My practice is that of an emotive archivist—I preserve fading personal history through the intentionally meditative labor or weaving, researching, designing, and writing. I interrogate memory, portrait, archive, and heirloom to reach intimate selfhood.
My recent work explores the question: what does it mean to know another? I finally attempt to get to know my grandmother as her Alzheimer’s disease progresses. I assume the roles of historian and anthropologist as I document our family’s history. I confront the disease’s genetic power and the high probability of its dormant presence in my father and in myself. Through collecting public records, saved correspondence, personal photographs, and oral history, I create the first archive for our family. These items direct the composition and form of my resulting body of work.

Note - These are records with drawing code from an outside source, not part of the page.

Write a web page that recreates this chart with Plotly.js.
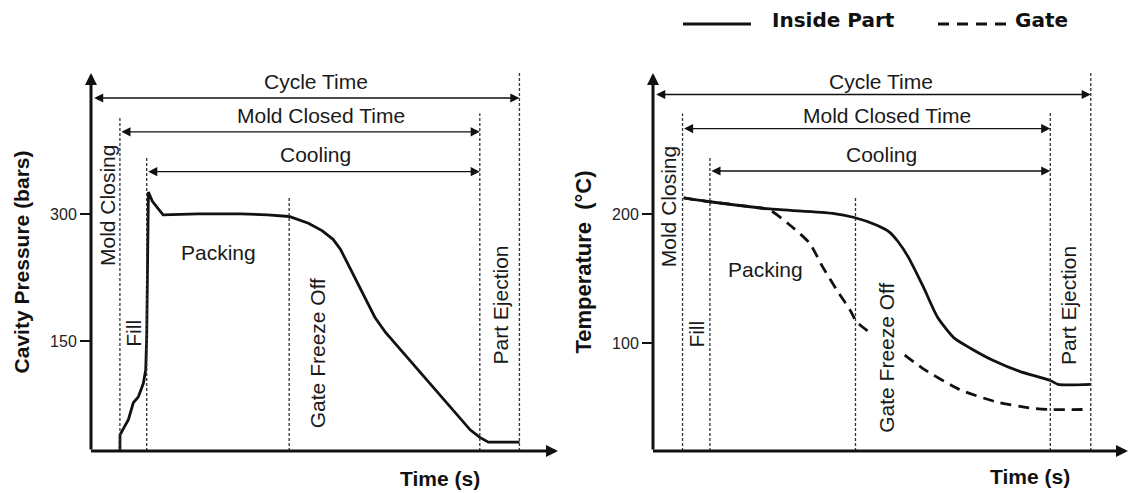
<!DOCTYPE html>
<html><head><meta charset="utf-8">
<script src="https://cdn.plot.ly/plotly-3.0.1.min.js"></script>
<style>html,body{margin:0;padding:0;background:#fff;}#chart{width:1129px;height:493px;}</style>
</head><body><div id="chart"></div>
<script>
// ---- data (time in s) ----
const eventTimes = [2.7, 5.2, 18.5, 36.3, 40];   // mold closed, fill end, gate freeze, mold open, cycle end
const pressureTime = [2.7, 2.71, 2.96, 3.49, 3.95, 4.42, 4.89, 5.11, 5.2, 5.3, 5.36, 5.73, 6.73, 10.0, 14.0, 16.5, 18.5, 20.3, 21.6, 22.6, 23.3, 24.3, 25.3, 26.5, 27.5, 31.5, 35.4, 36.3, 37.1, 40.0];
const pressureBars = [20, 39, 45, 57, 77, 84, 100, 116, 155, 234, 326, 315, 299, 300, 300, 299, 297, 289, 280, 270, 258, 233, 208, 178, 160, 102, 45, 36, 30.5, 30.5];
const insideTime = [2.8, 5.2, 10.7, 16.4, 18.3, 20.4, 21.6, 22.4, 23.3, 24.7, 26.0, 27.5, 29.0, 31.2, 33.5, 36.3, 37.0, 40.0];
const insideTemp = [212.5, 209.5, 204, 200.5, 197.5, 191.5, 186, 178.5, 167, 143.5, 120, 104, 96, 86, 78, 71, 68, 68];
const gateTime = [2.8, 5.2, 9.5, 10.7, 12.5, 14.3, 15.5, 16.8, 18.0, 18.6, 19.7, null, 23.0, 24.7, 28.0, 31.3, 34.6, 36.3, 40.0];
const gateTemp = [212.5, 209.5, 205, 203, 191.5, 177.5, 159, 141, 125.6, 116.5, 108.8, null, 90.7, 80, 64, 54.5, 49.5, 48.5, 48.5];
const pressureTicks = [150, 300];
const tempTicks = [100, 200];

const FF = 'Liberation Sans, Arial, Helvetica, sans-serif';
const INK = '#111';
const W = 1129, H = 493;
const px = v => v / W, py = v => 1 - v / H;

const panels = [
  {xr:'x', yr:'y', ymin:20, ymax:466.5, xmax:43.6,
   lineTops:[414.5, 367, 321, 419, 466.5],
   arrows:[437, 397, 350],
   texts:{cycle:[20.97,456], closed:[21.5,416], cooling:[20.97,370], packing:[11.93,255],
          closing:[1.54,310], fill:[3.96,159], gate:[21.14,136], eject:[38.2,192]}},
  {xr:'x2', yr:'y2', ymin:16.3, ymax:309.3, xmax:43.4,
   lineTops:[278, 244, 214, 278.6, 309.3],
   arrows:[292.6, 266.2, 233.3],
   texts:{cycle:[20.85,303], closed:[21.34,276.7], cooling:[20.85,246.4], packing:[10.32,157.3],
          closing:[1.49,205.5], fill:[4.01,107.2], gate:[21.34,88.2], eject:[37.95,129]}}
];

const shapes = [], annotations = [];
function arrowAnn(p, x0, y0, x1, y1, w, size, both) {
  const a = {xref:p.xr, yref:p.yr, axref:p.xr, ayref:p.yr, x:x1, y:y1, ax:x0, ay:y0, text:'',
    showarrow:true, arrowhead:2, arrowsize:size, arrowwidth:w, arrowcolor:INK, standoff:0};
  if (both) { a.arrowside = 'end+start'; a.startarrowhead = 2; a.startarrowsize = size; a.startstandoff = 0; }
  annotations.push(a);
}
function label(p, pos, text, angle) {
  annotations.push({xref:p.xr, yref:p.yr, x:pos[0], y:pos[1], text:text, showarrow:false,
    textangle:angle || 0, xanchor:'center', yanchor:'middle',
    font:{family:FF, size:21, color:'#1a1a1a'}});
}
panels.forEach(p => {
  // axes with arrowheads
  arrowAnn(p, 0, p.ymin, 0, p.ymax, 3, 0.8, false);
  arrowAnn(p, -0.14, p.ymin, p.xmax, p.ymin, 3, 0.8, false);
  // dashed phase lines
  eventTimes.forEach((t, i) => shapes.push({type:'line', xref:p.xr, yref:p.yr, x0:t, x1:t,
    y0:p.ymin, y1:p.lineTops[i], line:{color:'#333', width:1.3, dash:'3px,2px'}}));
  // span arrows
  arrowAnn(p, 0.15, p.arrows[0], eventTimes[4], p.arrows[0], 1.4, 1.3, true);
  arrowAnn(p, eventTimes[0], p.arrows[1], eventTimes[3], p.arrows[1], 1.4, 1.3, true);
  arrowAnn(p, eventTimes[1], p.arrows[2], eventTimes[3], p.arrows[2], 1.4, 1.3, true);
  const T = p.texts;
  label(p, T.cycle, 'Cycle Time');
  label(p, T.closed, 'Mold Closed Time');
  label(p, T.cooling, 'Cooling');
  label(p, T.packing, 'Packing');
  label(p, T.closing, 'Mold Closing', -90);
  label(p, T.fill, 'Fill', -90);
  label(p, T.gate, 'Gate Freeze Off', -90);
  label(p, T.eject, 'Part Ejection', -90);
});
// x axis titles
[[440, 478], [1030, 476]].forEach(c => annotations.push({xref:'paper', yref:'paper', x:px(c[0]), y:py(c[1]),
  text:'<b>Time (s)</b>', showarrow:false, xanchor:'center', yanchor:'middle', font:{family:FF, size:21, color:INK}}));
// custom legend
shapes.push({type:'line', xref:'paper', yref:'paper', x0:px(683), x1:px(751), y0:py(24), y1:py(24), line:{color:INK, width:3}});
shapes.push({type:'line', xref:'paper', yref:'paper', x0:px(938), x1:px(1008), y0:py(24), y1:py(24), line:{color:INK, width:3, dash:'11px,8px'}});
annotations.push({xref:'paper', yref:'paper', x:px(770), y:py(20), text:'<b>Inside Part</b>', showarrow:false,
  xanchor:'left', yanchor:'middle', font:{family:'DejaVu Sans', size:20, color:INK}});
annotations.push({xref:'paper', yref:'paper', x:px(1013), y:py(20), text:'<b>Gate</b>', showarrow:false,
  xanchor:'left', yanchor:'middle', font:{family:'DejaVu Sans', size:20, color:INK}});

const traces = [
  {x:pressureTime, y:pressureBars, xaxis:'x', yaxis:'y', mode:'lines', name:'Cavity Pressure',
   line:{color:INK, width:2.8}},
  {x:insideTime, y:insideTemp, xaxis:'x2', yaxis:'y2', mode:'lines', name:'Inside Part',
   line:{color:INK, width:2.8, shape:'spline', smoothing:0.6}},
  {x:gateTime, y:gateTemp, xaxis:'x2', yaxis:'y2', mode:'lines', name:'Gate', connectgaps:false,
   line:{color:INK, width:2.8, dash:'11px,7px', shape:'spline', smoothing:0.6}}
];
const xCommon = {showgrid:false, zeroline:false, showline:false, showticklabels:false, ticks:''};
const yCommon = {showgrid:false, zeroline:false, showline:false, ticks:'outside', ticklen:10, tickwidth:2,
  tickcolor:INK, tickfont:{family:FF, size:16, color:'#222'}};
const layout = {
  width:W, height:H, margin:{l:0, r:0, t:0, b:0}, paper_bgcolor:'#fff', plot_bgcolor:'#fff', showlegend:false,
  xaxis:Object.assign({domain:[px(91), px(558)], range:[0, 43.6], anchor:'y'}, xCommon),
  yaxis:Object.assign({domain:[py(451), py(73)], range:[20, 466.5], anchor:'x', tickvals:pressureTicks,
    title:{text:'<b>Cavity Pressure (bars)</b>', font:{family:FF, size:21, color:INK}, standoff:14}}, yCommon),
  xaxis2:Object.assign({domain:[px(653), px(1128)], range:[0, 43.4], anchor:'y2'}, xCommon),
  yaxis2:Object.assign({domain:[py(451), py(73)], range:[16.3, 309.3], anchor:'x2', tickvals:tempTicks,
    title:{text:'<b>Temperature  (°C)</b>', font:{family:FF, size:22, color:INK}, standoff:14}}, yCommon),
  shapes:shapes, annotations:annotations
};
Plotly.newPlot('chart', traces, layout, {displayModeBar:false, staticPlot:true});
</script></body></html>
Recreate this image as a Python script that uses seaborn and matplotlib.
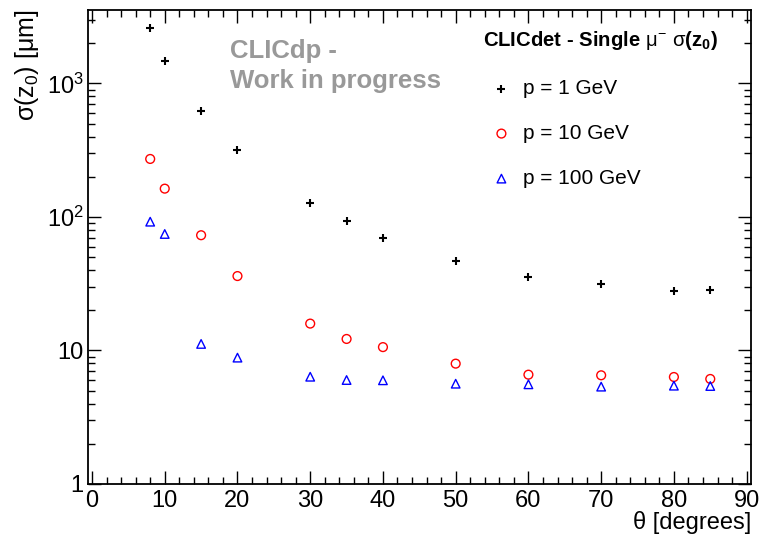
import numpy as np
import pandas as pd
import matplotlib
matplotlib.use("Agg")
import matplotlib.pyplot as plt
import seaborn as sns
from matplotlib.ticker import FixedLocator, MultipleLocator, NullFormatter

# ---- data ----
theta_1 = [8, 10, 15, 20, 30, 35, 40, 50, 60, 70, 80, 85]
sigma_1 = [2590, 1480, 626, 318, 127, 94, 69.6, 46.8, 35.7, 31.5, 27.8, 28.4]

theta_10 = [8, 10, 15, 20, 30, 35, 40, 50, 60, 70, 80, 85]
sigma_10 = [272, 163, 73, 36.1, 15.9, 12.2, 10.6, 7.97, 6.59, 6.52, 6.33, 6.12]

theta_100 = [8, 10, 15, 20, 30, 35, 40, 50, 60, 70, 80, 85]
sigma_100 = [92.2, 74.6, 11.2, 8.84, 6.36, 6.01, 5.98, 5.64, 5.58, 5.36, 5.45, 5.42]

series_labels = ["p = 1 GeV", "p = 10 GeV", "p = 100 GeV"]
ytick_vals = [1, 10, 100, 1000]
ytick_labels = ["1", "10", "$10^{2}$", "$10^{3}$"]
xtick_vals = [0, 10, 20, 30, 40, 50, 60, 70, 80, 90]

sns.set_theme(style="ticks")
plt.rcParams["font.family"] = ["Liberation Sans", "DejaVu Sans"]
plt.rcParams["mathtext.fontset"] = "custom"
plt.rcParams["mathtext.rm"] = "Liberation Sans"
plt.rcParams["mathtext.it"] = "Liberation Sans"
plt.rcParams["mathtext.bf"] = "Liberation Sans:bold"
plt.rcParams["text.color"] = "black"

W, H = 761, 536
fig = plt.figure(figsize=(W / 100, H / 100), dpi=100)
ax = fig.add_axes([88 / W, 1 - 484 / H, (751 - 88) / W, (484 - 10) / H])

sns.scatterplot(x=theta_1, y=sigma_1, marker="+", s=32, color="black",
                linewidth=1.5, ax=ax, label=series_labels[0])
sns.scatterplot(x=theta_10, y=sigma_10, marker="o", s=40, color="red",
                facecolor="none", edgecolor="red", linewidth=1.0, ax=ax,
                label=series_labels[1])
sns.scatterplot(x=theta_100, y=sigma_100, marker="^", s=38, color="blue",
                facecolor="none", edgecolor="blue", linewidth=1.0, ax=ax,
                label=series_labels[2])

ax.set_yscale("log")
ax.set_xlim(-0.55, 90.6)
ax.set_ylim(1, 3550)

ax.xaxis.set_major_locator(FixedLocator(xtick_vals))
ax.xaxis.set_minor_locator(MultipleLocator(2))
ax.yaxis.set_major_locator(FixedLocator(ytick_vals))
ax.set_yticklabels(ytick_labels)
ax.yaxis.set_minor_locator(FixedLocator([m * 10 ** e for e in range(0, 4) for m in range(2, 10)]))
ax.yaxis.set_minor_formatter(NullFormatter())

ax.tick_params(which="both", direction="in", top=True, right=True, colors="black",
               labelsize=17)
ax.tick_params(which="major", length=9.5, width=1.0)
ax.tick_params(which="minor", length=5, width=1.0)
ax.tick_params(axis="x", pad=4)
ax.tick_params(axis="y", pad=3)
for sp in ax.spines.values():
    sp.set_linewidth(1.3)
    sp.set_color("black")

ax.set_xlabel("")
ax.set_ylabel("")
fig.text(751 / W, 1 - 534 / H, "θ [degrees]", ha="right", va="bottom", fontsize=17)
fig.text(27 / W, 1 - 9 / H, r"σ(z$_{0}$) [μm]", ha="center", va="top",
         rotation=90, fontsize=18)

fig.text(230 / W, 1 - 51 / H, "CLICdp -", color="#999999", fontsize=18.5,
         fontweight="bold", ha="left", va="center")
fig.text(230 / W, 1 - 81 / H, "Work in progress", color="#999999", fontsize=18.5,
         fontweight="bold", ha="left", va="center")
fig.text(483 / W, 1 - 41 / H, r"CLICdet - Single $\mu^{-}$ $\sigma$($\mathbf{z_{0}}$)",
         color="black", fontsize=14.6, fontweight="bold", ha="left", va="center")

leg = ax.legend(loc="upper left", bbox_to_anchor=(491 / W, 1 - 79 / H),
                bbox_transform=fig.transFigure, frameon=False, fontsize=15,
                handletextpad=0.55, labelspacing=1.25, handlelength=1.0,
                borderaxespad=0, borderpad=0)
for t in leg.get_texts():
    t.set_color("black")

fig.savefig("out.png", dpi=100)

I have turned to weaving as both an archival tool and as remembrance embodied. Threads hold a physical history, illustrating a former life in their form. I leave the edges of my weavings unhemmed, allowing the yarns to slowly unravel over time and highlight kinks from their previously woven position. As a material, cloth is one of many categories of heirloom. I weave these pieces with the intention of generational sharing, as the first heirlooms in our family, as well as a physical, time-based documentation of my grandmother’s life and our budding relationship.
In the presence of nearly guaranteed memory loss, my work asks, how does an archive function when its users no longer identify with it? Is it possible to get to know a person who is no longer accessible? And, finally, what do we remember when we remember us?